Results Needed for Report

1. Table of can dimensions.

2. Table of gauge factors and transverse sensitivity factors for each of the strain gauge.

3. Combined plot of measured strains (in microstrain) as function of time (in seconds) for the can-opening experiment.

4. Plot of maximum principal stress angle as function of time for the can-opening experiment.$^1$

$^1$The plot should exhibit a chaotic and unstable variation during the first several seconds followed by a level, steady state value of $\theta p$. The “average” value of $\theta p$ during the steady region should coincide with the expected direction for a hoop stress.

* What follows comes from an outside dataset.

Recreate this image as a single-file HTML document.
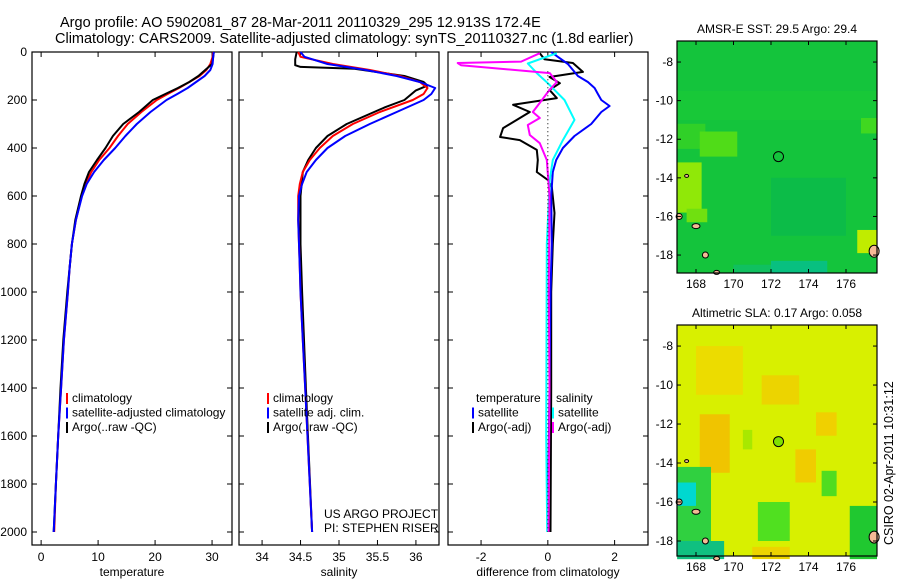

1. Combined plot of hoop and axial strains (in microstrain) as a function of time (in seconds). You may truncate your plots in time as required – but be sure to clearly display the transient and steady state of your data.

2. Table of estimated rise times (in units of µs) and strain rates (in units of$s^{-1}$) for both hoop and longitudinal strain signals.

3. Table of overall changes in hoop and longitudinal strains and stresses (reported in MPa) from the initial can state to the final state. Provide stress results using both the full (Equations (8)) and simplified (Equations (9)) Hooke’s Law relations.

4. Table of estimated can gauge pressure values (in psi) using each of your results for $\sigma_H$ and $\sigma_L$ (note, you will be reporting at least two pressure estimates).